I think that's where a lot of thought on the subject is going. The real argument for free will is that it seems to coincide with our experiences. But, unfortunately, that's still a pretty thin reed to hang your hat on.

gregvw said...

It makes "Extraordinary Popular Delusions and the Madness of Crowds" seem less extraordinary.

Rufus said...

I guess you'd be the one to ask this though: Is the clockwork model of the universe accurate? Wasn't the point of the 20th century Weirdo Physics (my term) that the physical laws are more like guidelines? Or is that wrong too?

gregvw said...

Bonus points for a PotC reference. I am not sure if the answer to your question about whether the universe fundamentally behaves according to deterministic laws is known. It is this sort of head-scratcher that made me go into mathematics instead of physics.

You have reminded me though, that I discovered an interesting result just recently. As I may have mentioned, I am working on developing optimal control methods for quantum mechanical problems. In particular, the current problem involves separating a single blob of Bose-Einstein Condensate into two distinct blobs with a time-varying magnetic field as the control mechanism. To do this we set the initial and target (final) probability distributions for the particles and then solve for the time evolution of the system with various functions modulating the magnetic field to find the function which best gives the desired "two lump" behavior at the end of the control interval. I discovered that when you decided that the global phase of the condensate is irrelevant, that there are a plethora of suitable control functions which bring the initial state to the desired, final, state. (Plot)
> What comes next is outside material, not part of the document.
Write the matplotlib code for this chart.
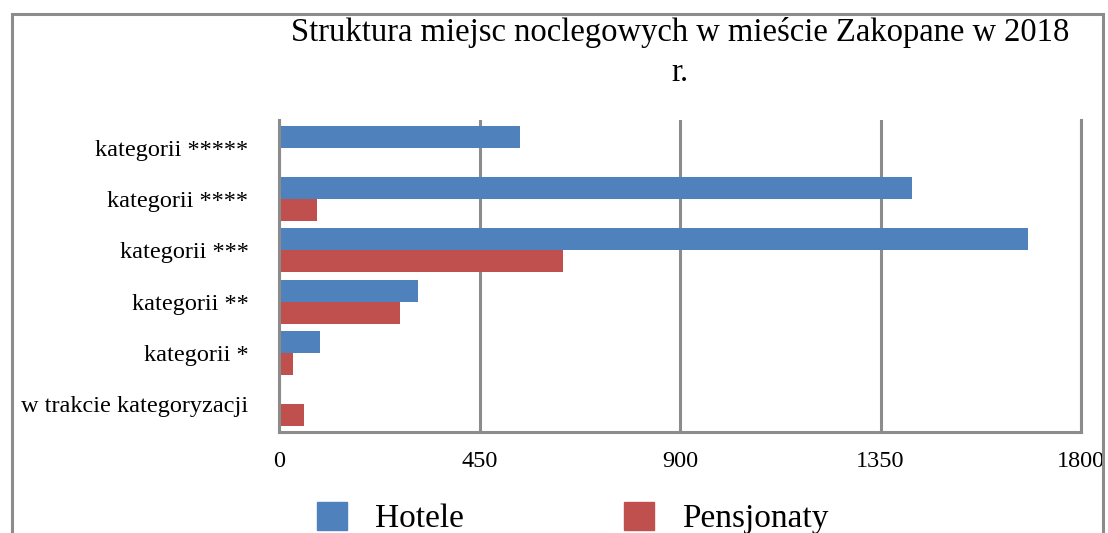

What is especially interesting to me about this is that to reach the target state, there is a much wider range of acceptable solution curves near the beginning of the simulation (the curve must start at 0 and end at 1) whereas the distribution of curves is much narrower at the end time. Translation: The present is more particularly dependent on the recent past than it is on the distant past. Of course, we can observe this phenomenon in everyday life, but I know of no specific quantum level theory which says that it should be the case.

gregvw said...

That link did not quite work, it should finish with


Rufus said...

I once sat down and charted out all of the decisions I had made during the day that had led me to the present moment. Basically, I drew out all of the other possible choices as points and lines. Anyway, what I ended up with was a single present point at the end of a branching root-like structure that became very wide and diverse as you moved back in time. So it definitely is observable in everyday life.

gregvw said...

Sure, so what the hell does that mean that it occurs on the level of particles? There is something hidden in the Schrödinger equation that produces this behavior.

Rufus said...

It's a tough one, isn't it? Any hypothesis that I could come up with would sound completely bat shit.